4. What Could Have Been Improved (Management Retrospective)

  • The new PCB was a late and risky bet. Deciding to design and order a completely new PCB after Regional, with TMR weeks away, left no margin for iteration. When the board arrived non-functional during Semana Santa, the team had no time to debug it and had to fall back to the old board. The right call would have been to improve the 2025 PCB incrementally from the start rather than replacing it entirely under time pressure.

  • No documentation was maintained during the project. Decisions, design rationale, and subsystem changes were never written down as they happened. This makes knowledge transfer to future teams harder and means institutional memory lives only in team members' heads.

  • The IR sensor was the most critical failure at Regional. Because the state machine was almost entirely dependent on IR-detected states, unreliable readings cascaded into the entire autonomous flow breaking down. The root issue was using the analog channel, which made calibration fragile and code-dependent. Switching to the digital channel post-regional allowed for manual threshold calibration and produced more stable, repeatable results — but this change should have been made and validated before the competition.
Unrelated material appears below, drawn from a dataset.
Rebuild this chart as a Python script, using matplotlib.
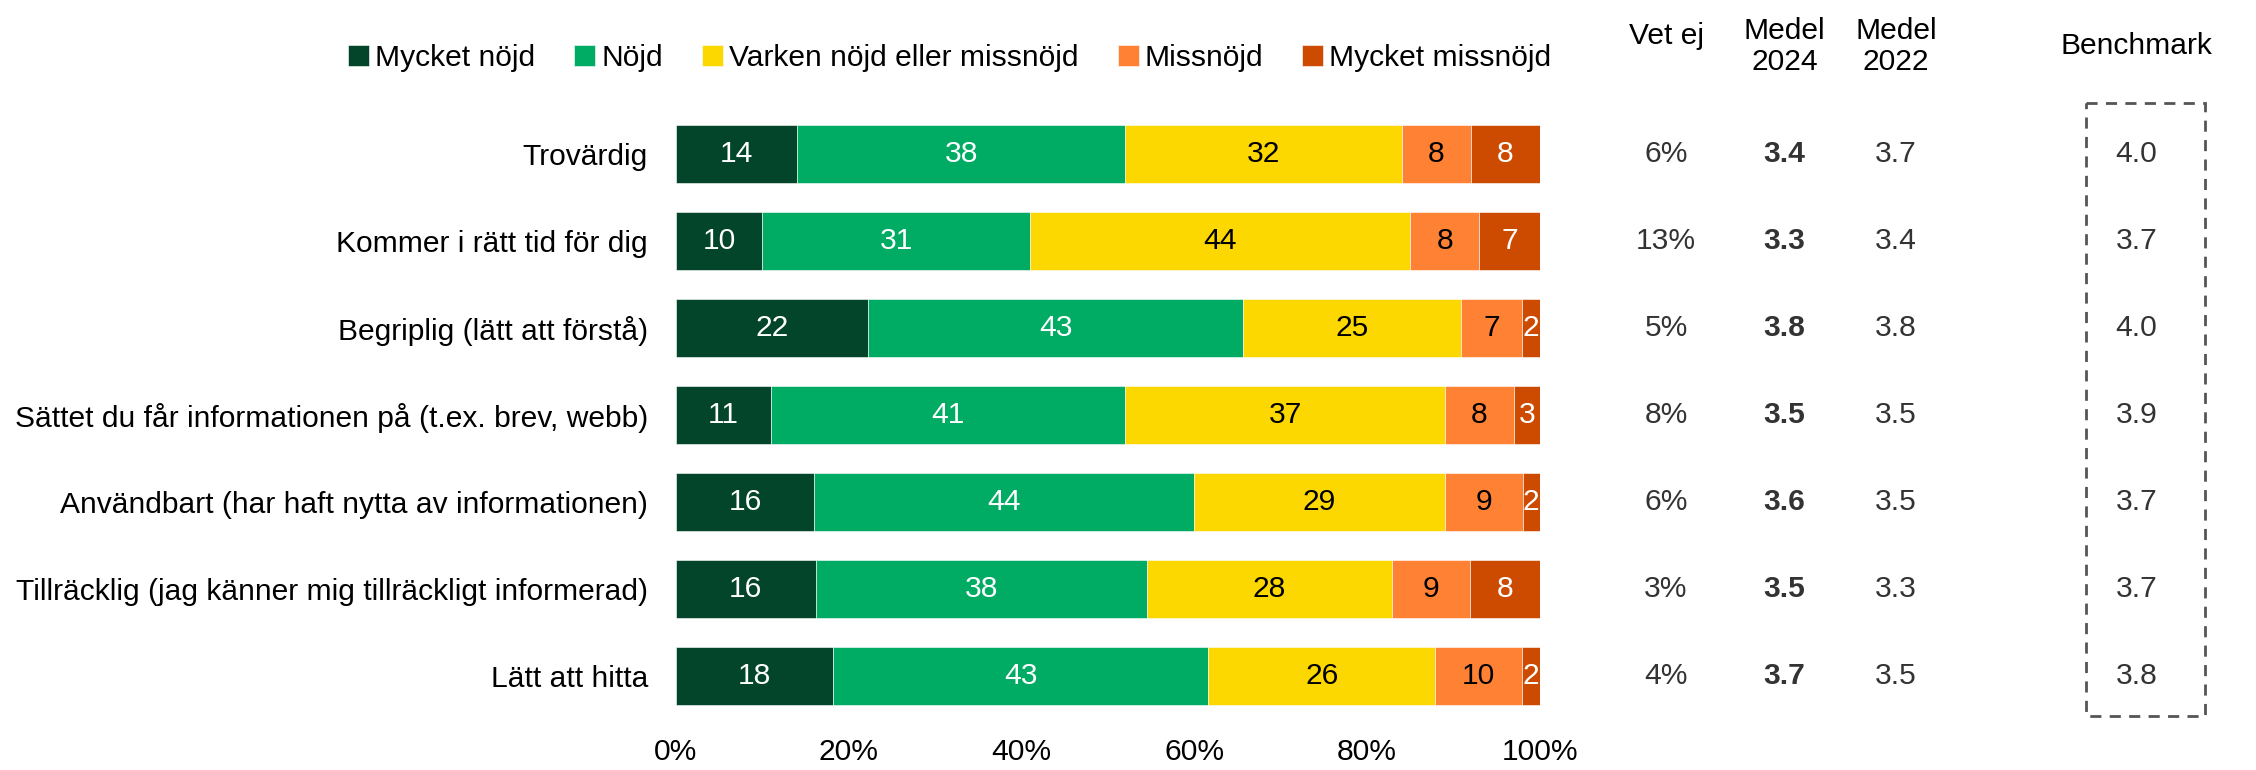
import numpy as np
import matplotlib
matplotlib.use("Agg")
import matplotlib.pyplot as plt
from matplotlib.patches import Rectangle
from matplotlib.transforms import blended_transform_factory

plt.rcParams['font.family'] = ['Liberation Sans', 'DejaVu Sans']

categories = ["Trovärdig",
              "Kommer i rätt tid för dig",
              "Begriplig (lätt att förstå)",
              "Sättet du får informationen på (t.ex. brev, webb)",
              "Användbart (har haft nytta av informationen)",
              "Tillräcklig (jag känner mig tillräckligt informerad)",
              "Lätt att hitta"]
series_names = ["Mycket nöjd", "Nöjd", "Varken nöjd eller missnöjd", "Missnöjd", "Mycket missnöjd"]
mycket_nojd = [14, 10, 22, 11, 16, 16, 18]
nojd = [38, 31, 43, 41, 44, 38, 43]
varken = [32, 44, 25, 37, 29, 28, 26]
missnojd = [8, 8, 7, 8, 9, 9, 10]
mycket_missnojd = [8, 7, 2, 3, 2, 8, 2]

vet_ej = [6, 13, 5, 8, 6, 3, 4]
medel_2024 = [3.4, 3.3, 3.8, 3.5, 3.6, 3.5, 3.7]
medel_2022 = [3.7, 3.4, 3.8, 3.5, 3.5, 3.3, 3.5]
benchmark = [4.0, 3.7, 4.0, 3.9, 3.7, 3.7, 3.8]

colors = ['#03452a', '#00ab64', '#fdd700', '#ff8133', '#cc4b00']
label_colors = ['white', 'white', 'black', 'black', 'white']
FS = 21.6

fig = plt.figure(figsize=(22.56, 7.7), dpi=100)
ax = fig.add_axes([0.2996, 0.0656, 0.383, 0.791])

data = np.array([mycket_nojd, nojd, varken, missnojd, mycket_missnojd], dtype=float)
# bars are drawn to fill 100% (rounded labels may not sum to 100)
shares = data / data.sum(axis=0) * 100
y = np.arange(len(categories))
left = np.zeros(len(categories))
handles = []
for i, name in enumerate(series_names):
    bars = ax.barh(y, shares[i], left=left, height=0.67, color=colors[i],
                   edgecolor='white', linewidth=0.4, label=name)
    handles.append(bars)
    for j, b in enumerate(bars):
        ax.text(left[j] + shares[i][j] / 2, y[j], f"{int(data[i][j])}",
                ha='center', va='center', fontsize=FS, color=label_colors[i])
    left += shares[i]

ax.set_xlim(0, 100)
ax.set_ylim(len(categories) - 0.5, -0.5)
ax.set_yticks(y)
ax.set_yticklabels(categories, fontsize=FS)
ax.set_xticks(np.arange(0, 101, 20))
ax.set_xticklabels([f"{t}%" for t in range(0, 101, 20)], fontsize=FS)
ax.tick_params(axis='y', length=0, pad=20)
ax.tick_params(axis='x', length=0, pad=13)
for s in ax.spines.values():
    s.set_visible(False)

fig.legend(handles=handles, loc='center', bbox_to_anchor=(0.421, 0.925), ncol=5,
           frameon=False, fontsize=FS, handlelength=0.7, handleheight=0.7,
           handletextpad=0.2, columnspacing=1.3)

# table columns to the right
tr = blended_transform_factory(fig.transFigure, ax.transData)
col_x = [0.7385, 0.791, 0.8405, 0.947]
gray = '#333333'
for j in range(len(categories)):
    ax.text(col_x[0], y[j], f"{vet_ej[j]}%", transform=tr, ha='center', va='center',
            fontsize=FS, color=gray)
    ax.text(col_x[1], y[j], f"{medel_2024[j]:.1f}", transform=tr, ha='center', va='center',
            fontsize=FS, color=gray, fontweight='bold')
    ax.text(col_x[2], y[j], f"{medel_2022[j]:.1f}", transform=tr, ha='center', va='center',
            fontsize=FS, color=gray)
    ax.text(col_x[3], y[j], f"{benchmark[j]:.1f}", transform=tr, ha='center', va='center',
            fontsize=FS, color=gray)

fig.text(col_x[0], 0.953, "Vet ej", ha='center', va='center', fontsize=FS)
fig.text(col_x[1], 0.94, "Medel\n2024", ha='center', va='center', fontsize=FS, linespacing=1.15)
fig.text(col_x[2], 0.94, "Medel\n2022", ha='center', va='center', fontsize=FS, linespacing=1.15)
fig.text(col_x[3], 0.94, "Benchmark", ha='center', va='center', fontsize=FS)

box = Rectangle((0.9245, -0.58), 0.053, 7.04, transform=tr, fill=False,
                edgecolor='#555555', linestyle=(0, (4, 3)), linewidth=2, clip_on=False)
ax.add_patch(box)

fig.savefig("out.png", dpi=100)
  • Vision and communication failures at Regional were a foreseeable risk. These subsystems showed instability before Regional but were not treated as a blocker. A more proactive risk policy would have flagged them earlier and allocated recovery time before the competition rather than after.
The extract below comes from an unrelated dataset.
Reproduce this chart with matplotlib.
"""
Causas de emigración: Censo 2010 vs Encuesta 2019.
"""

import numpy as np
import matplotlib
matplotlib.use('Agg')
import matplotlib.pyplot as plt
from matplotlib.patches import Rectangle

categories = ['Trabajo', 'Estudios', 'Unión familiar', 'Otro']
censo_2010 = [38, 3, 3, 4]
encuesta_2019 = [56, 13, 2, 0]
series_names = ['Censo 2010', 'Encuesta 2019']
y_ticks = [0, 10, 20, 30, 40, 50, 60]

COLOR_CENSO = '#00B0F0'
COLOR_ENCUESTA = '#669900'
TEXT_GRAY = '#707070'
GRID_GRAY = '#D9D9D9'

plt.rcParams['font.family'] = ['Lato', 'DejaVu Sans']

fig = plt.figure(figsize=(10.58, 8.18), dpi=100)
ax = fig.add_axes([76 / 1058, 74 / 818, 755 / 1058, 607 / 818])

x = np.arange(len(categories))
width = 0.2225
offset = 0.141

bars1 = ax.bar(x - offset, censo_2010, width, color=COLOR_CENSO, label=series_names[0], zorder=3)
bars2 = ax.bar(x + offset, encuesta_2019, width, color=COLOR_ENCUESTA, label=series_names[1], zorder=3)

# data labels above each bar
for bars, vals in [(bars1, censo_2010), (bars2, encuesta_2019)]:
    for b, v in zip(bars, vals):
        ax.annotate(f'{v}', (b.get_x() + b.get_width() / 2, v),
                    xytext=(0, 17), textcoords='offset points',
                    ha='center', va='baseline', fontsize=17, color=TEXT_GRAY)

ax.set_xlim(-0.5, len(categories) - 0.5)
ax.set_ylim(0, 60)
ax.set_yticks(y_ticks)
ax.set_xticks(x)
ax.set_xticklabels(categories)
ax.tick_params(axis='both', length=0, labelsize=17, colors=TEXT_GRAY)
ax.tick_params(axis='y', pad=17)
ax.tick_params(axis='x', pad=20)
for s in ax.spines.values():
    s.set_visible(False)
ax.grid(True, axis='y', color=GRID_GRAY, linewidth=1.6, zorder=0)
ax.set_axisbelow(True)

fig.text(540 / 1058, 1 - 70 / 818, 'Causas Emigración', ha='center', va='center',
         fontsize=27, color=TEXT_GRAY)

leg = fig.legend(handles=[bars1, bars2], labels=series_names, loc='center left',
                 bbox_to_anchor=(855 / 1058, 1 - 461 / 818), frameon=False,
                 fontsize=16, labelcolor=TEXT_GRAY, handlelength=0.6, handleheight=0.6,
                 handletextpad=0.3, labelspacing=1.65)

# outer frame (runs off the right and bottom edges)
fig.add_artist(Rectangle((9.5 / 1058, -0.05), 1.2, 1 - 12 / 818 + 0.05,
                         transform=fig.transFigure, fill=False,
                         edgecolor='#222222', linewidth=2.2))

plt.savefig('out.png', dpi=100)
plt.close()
  • Blockers between sub-teams were surfaced reactively. Dependencies (e.g., chassis dimensions affecting PCB mounting, cabling constraints tied to mechanical layout) were only discovered in weekly meetings rather than being pre-mapped at the start of each phase.

  • The weekly meeting format worked well overall. The fixed structure — last week review, blockers, next tasks per area — kept everyone aligned with low overhead. One hour per week was sustainable and attendance was consistent.